Before diffusion models came around, we had GAN and Autoencoder models. Let’s talk a little bit about them first before we go to diffusion models. Firstly, in GAN architecture, the training process consists of two models, Generator and Discriminator pitted against each other trying to outwit one another. Generator will try to fool the Discriminator by generating data samples as similar as possible to the real world data distribution while Discriminator will classify real data and fake data generated by Generator. Generator is rewarded when Discriminator incorrectly classifies its data sample and Discriminator is rewarded to correctly classify the real ones. It is an interesting and clever training method but it is quite unstable to train two models simultaneously.

GAN

Autoencoder architecture also includes two models but they are not racing against each other; they are cooperating to create the information bottleneck to compress the input data into a lower dimensional latent representation. Encoder compresses the input data into a bottleneck latent representation and Decoder tries to reconstruct the input data from the latent. Two models end-to-end try to optimize the reconstruction loss which pushes the model to generate output as similar as possible to the input data. There are many other variations of autoencoders also, namely denoising autoencoders, VAE, beta-VAE, VQ-VAE, etc.
In VAE, the latent representation is a probability distribution instead of an exact latent variable. By making the latent representation a probability distribution, the space becomes continuous and thus enchancing the interpolation nature when generating the image. There are very interesting mechanisms enabling the VAE work, for example, minimizing the KL divergence between latent distribution and a Gaussian distribution to make the latent space to be regularized in accordance with a simple prior distribution so that similar features will overlap and different features will be separated more. I will not talk too much about VAE here as we have to dig deeper into diffusion models. If you are interested in autoencoder architectures, Lilian Weng’s From Autoencoder to Beta-VAE is very informational.

Autoencoder




Score function: the heart of diffusion

When we train diffusion models, what the diffusion model is trying to do is to estimate the score function \(\nabla_xlogp(x)\). Here, what \(\nabla_xlogp(x)\) means is model is trying to find the gradient w.r.t input x. In case of a typical neural network, we try to optimize the network using the gradient w.r.t θ, but in diffusion we will optimize the gradient of the input itself. In other words, we are trying to modify the input image to be more similar to a target image. In this case, input is a noisy and corrupted image and the target will be the clean and uncorrupted image. Or, in most of the cases, input is a noisy image and the model will predict the intensity of noise added to the clean image.
So, how do we corrupt the input image? We gradually corrupt the input image by adding additive Gaussian noises step by step. Let’s assume input image is \(x_0\) and we corrupt it T times, the final image is \(x_T\). The Gaussian nosie we add at timestep t is εt and we control the noising procedure with a variance schedule, \(\beta_t\). In this case, the noising formula at timestep t will be:

\(x_t = \sqrt{(1 - \beta_t)} . x_{t-1} + \sqrt{\beta_t} . \epsilon_{t-1}\)

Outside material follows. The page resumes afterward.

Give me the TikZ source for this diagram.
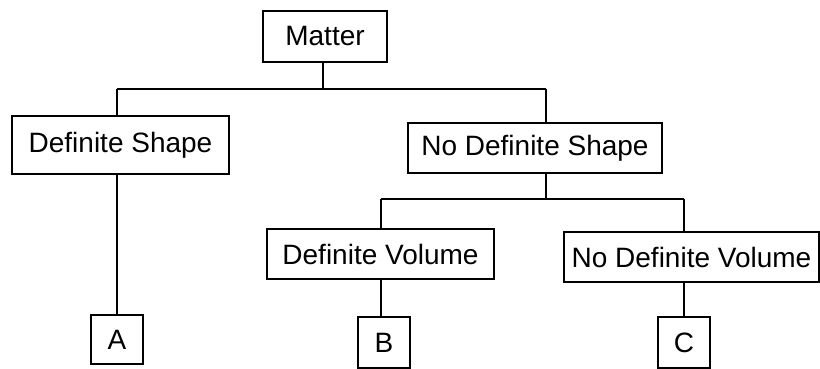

What is the purpose of \(\beta_t\) here? \(\beta_t\) is a linear schedule and it gradually increases as timestep t goes. For example, \(\beta_0\) starts from 0.0001 to \(\beta_t\) ending with 0.02. What it does is it gradually increases the intensity of the noise. In above formula, we can see that we scale the \(x_{t-1}\) with (1-\(\beta_t\)) and scale the noise \(\epsilon_{t-1}\) with \(\beta_t\). The reason we do so is to prevent the \(x_t\) from exploding by reducing the intensity of the \(x_{t-1}\) before adding more noises \(\epsilon_{t-1}\).
Adding noises step by step in this manner is slow so we can apply a clever mathematical trick to add the noises directly to the \(x_0\) with the formula:

\(x_t = \sqrt{\bar{\alpha}_t} . x_{\theta} + \sqrt{(1 - \bar{\alpha}_t)} . \epsilon\)
\(\alpha_t = 1 - \beta_t\)
\(\bar{\alpha}_t = \alpha_1 . \alpha_2 . ... . \alpha_t\)

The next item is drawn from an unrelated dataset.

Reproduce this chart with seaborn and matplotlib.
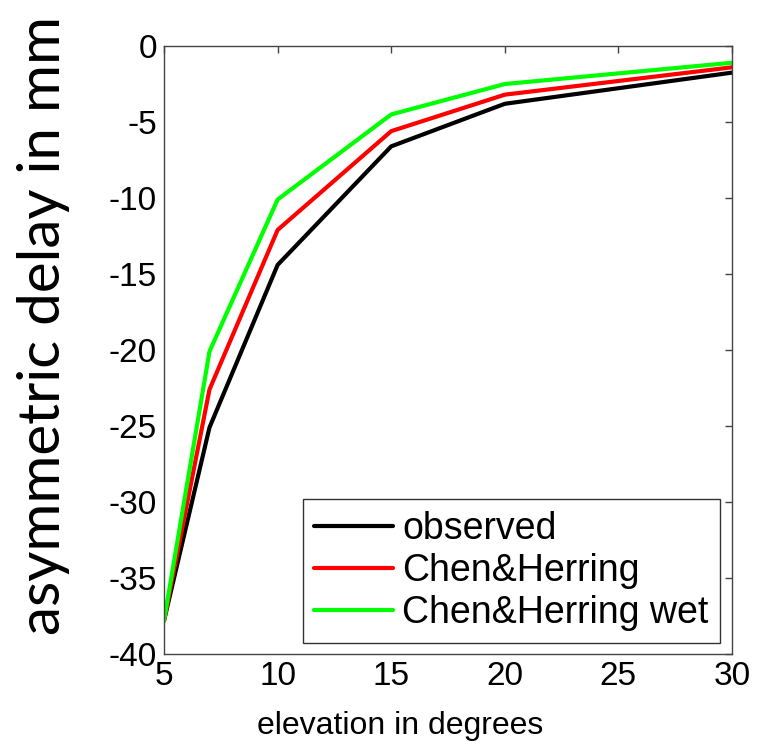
import numpy as np
import pandas as pd
import matplotlib
matplotlib.use("Agg")
import matplotlib.pyplot as plt
import seaborn as sns

# elevation angles (degrees) and asymmetric delays (mm)
elevation = [5, 7, 10, 15, 20, 30]
observed = [-37.8, -25.1, -14.4, -6.6, -3.8, -1.75]
chen_herring = [-37.8, -22.6, -12.1, -5.6, -3.2, -1.4]
chen_herring_wet = [-37.8, -20.1, -10.1, -4.5, -2.5, -1.1]
series_names = ["observed", "Chen&Herring", "Chen&Herring wet"]
series_colors = ["#000000", "#ff0000", "#00ff00"]

x_ticks = [5, 10, 15, 20, 25, 30]
y_ticks = [-40, -35, -30, -25, -20, -15, -10, -5, 0]

df = pd.DataFrame({
    "elevation": elevation * 3,
    "delay": observed + chen_herring + chen_herring_wet,
    "series": sum([[n] * len(elevation) for n in series_names], []),
})

sns.set_theme(style="white")
plt.rcParams["font.family"] = ["Liberation Sans", "DejaVu Sans"]
plt.rcParams["text.color"] = "black"

fig = plt.figure(figsize=(7.58, 7.46), dpi=100)
ax = fig.add_axes([0.2164, 0.1233, 0.7493, 0.815])

sns.lineplot(data=df, x="elevation", y="delay", hue="series",
             hue_order=series_names, palette=dict(zip(series_names, series_colors)),
             linewidth=3.0, ax=ax, sort=False)

ax.set_xlim(5, 30)
ax.set_ylim(-40, 0)
ax.set_xticks(x_ticks)
ax.set_yticks(y_ticks)
ax.set_xticklabels([str(t) for t in x_ticks])
ax.set_yticklabels([str(t) for t in y_ticks])
ax.tick_params(axis="both", which="both", direction="in", length=5, width=1,
               color="#444444", labelsize=24, labelcolor="black",
               top=True, right=True, pad=5)

for s in ax.spines.values():
    s.set_color("#444444")
    s.set_linewidth(1.0)

ax.set_xlabel("elevation in degrees", fontsize=23, color="black")
ax.xaxis.set_label_coords(0.4155, -0.094)
ax.set_ylabel("asymmetric delay in mm", fontsize=42, color="black",
              family=["Lato", "DejaVu Sans"])
ax.yaxis.set_label_coords(-0.1655, 0.540)

leg = ax.legend(loc="lower right", bbox_to_anchor=(0.979, 0.0186), fontsize=27,
                frameon=True, fancybox=False, handlelength=2.1, handletextpad=0.25,
                borderpad=0.3, labelspacing=0.17, borderaxespad=0)
leg.get_frame().set_edgecolor("black")
leg.get_frame().set_linewidth(1.0)
for t in leg.get_texts():
    t.set_color("black")
for h in leg.get_lines():
    h.set_linewidth(3.0)

fig.savefig("out.png", dpi=100)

By doing so we can add the gaussian noise \(\epsilon\) to the \(x_0\) and get the \(x_t\) directly in one single step by sampling the variance \(\bar{\alpha}_t\) at timestep t. 🤯

Noising steps




Model Architecture

The model we use in diffusion is a simple U-net architecture which takes in a corrupted image as input and predicts the noise added. Then we can recover the clean image by subtracting the predicted noise from the corrupted image. How we do step-by-step at training time is:

  1. Sample an image \(x_0\) from the dataset X
  2. Sample the timestep t from 0<t<T
  3. Generate \(x_t\) by using gaussian noise \(\epsilon\) and timestep t
  4. Feed \(x_t\) to U-net along with timestep t (How to feed timestep t to U-net? I will explain below)
  5. U-net predict noise at timestep t, \(\epsilon_t\)

So, now you have the question of how does we feed timestep t to the U-net? We do it by generating sinusoidal timestep embedding vector from t and concatenate it to each of the feature vector of U-net. That way, model can make sense of the amount of noise added at timestep t by looking at \(x_t\) and sinusoidal embedding of t.

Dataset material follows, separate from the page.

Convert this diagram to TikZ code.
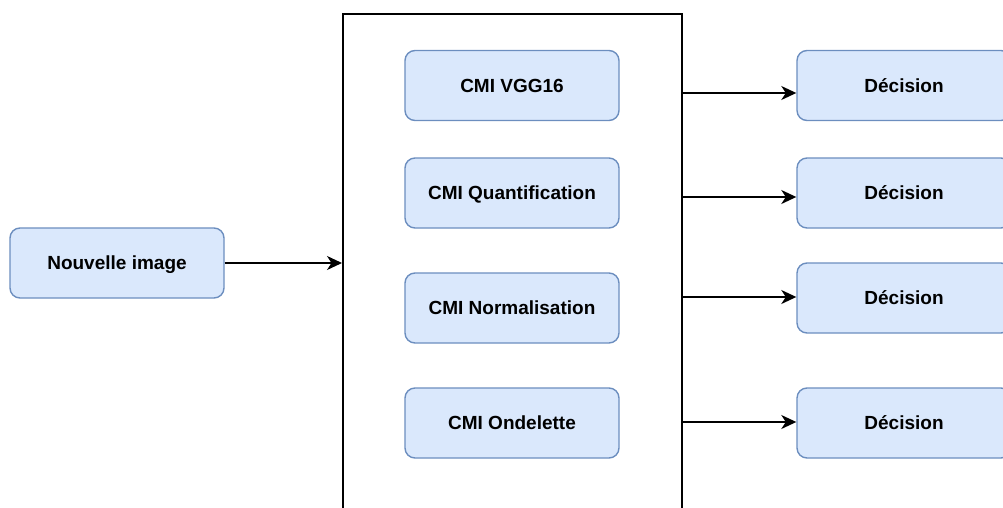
\documentclass[tikz,border=0pt]{standalone}
\usepackage{fontspec}
\setmainfont{Liberation Sans}
\usetikzlibrary{arrows.meta}
\definecolor{boxfill}{HTML}{DAE8FC}
\definecolor{boxdraw}{HTML}{6C8EBF}
\tikzset{
  bluebox/.style={draw=boxdraw, fill=boxfill, line width=1.4pt, rounded corners=10pt,
    minimum width=214pt, minimum height=70pt, inner sep=0pt,
    text height=13.6pt, text depth=0pt,
    font=\fontsize{19}{22}\selectfont\bfseries},
  arr/.style={line width=1.6pt, -{Stealth[length=15pt,width=14pt,inset=4.5pt]}},
  container/.style={draw=black, line width=1.6pt, minimum width=339pt, minimum height=600pt, inner sep=0pt, anchor=north west}
}
\begin{document}
\begin{tikzpicture}[x=1pt,y=-1pt]
\useasboundingbox (0,0) rectangle (1003,508);
\clip (0,0) rectangle (1003,508);
\node[container] (cont) at (342,13) {};
\node[bluebox] (in) at (117,263) {Nouvelle image};
\node[bluebox] (c1) at (512,85.5) {CMI VGG16};
\node[bluebox] (c2) at (512,193) {CMI Quantification};
\node[bluebox] (c3) at (512,308) {CMI Normalisation};
\node[bluebox] (c4) at (512,423) {CMI Ondelette};
\node[bluebox] (d1) at (904,85.5) {Décision};
\node[bluebox] (d2) at (904,193) {Décision};
\node[bluebox] (d3) at (904,298) {Décision};
\node[bluebox] (d4) at (904,423) {Décision};
\coordinate (o1) at (cont.east |- 0,93);
\coordinate (o2) at (cont.east |- 0,197);
\coordinate (o3) at (cont.east |- 0,297);
\coordinate (o4) at (cont.east |- 0,422);
\draw[arr] (in.east) -- (in.east -| cont.west);
\draw[arr] (o1) -- (o1 -| d1.west);
\draw[arr] (o2) -- (o2 -| d2.west);
\draw[arr] (o3) -- (o3 -| d3.west);
\draw[arr] (o4) -- (o4 -| d4.west);
\end{tikzpicture}
\end{document}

Diffusion Unet Architecture




Denoising at inference time

Now that we have trained our diffusion model to predict the noise intensity at a given timestep, how do we use that predicted noise at inference time to generate creative and interesting images? If you have ever used a diffusion model to generate images, you might have noticed that we have to give num_inference_steps parameter. At inference time, a random gaussian noise and num_inference_steps T is given as input to the model and model predict the noise \(\epsilon_t\). \(\epsilon_t\) is used to denoise \(x_t\) to get \(x_{t-1}\). This denoising process is done iteratively until we get \(x_0\). The \(\epsilon_t\) is the noise added to the clean image at timestep t, so we cannot directly use that to get \(x_{t-1}\). So what we do is:

\(x_{t-1} = \frac{1}{\sqrt{\alpha_t}} . (x_t - \frac{1-αₜ}{\sqrt{(1 - \bar{\alpha_t})}} . \epsilon_t) + \sigma_t . z\)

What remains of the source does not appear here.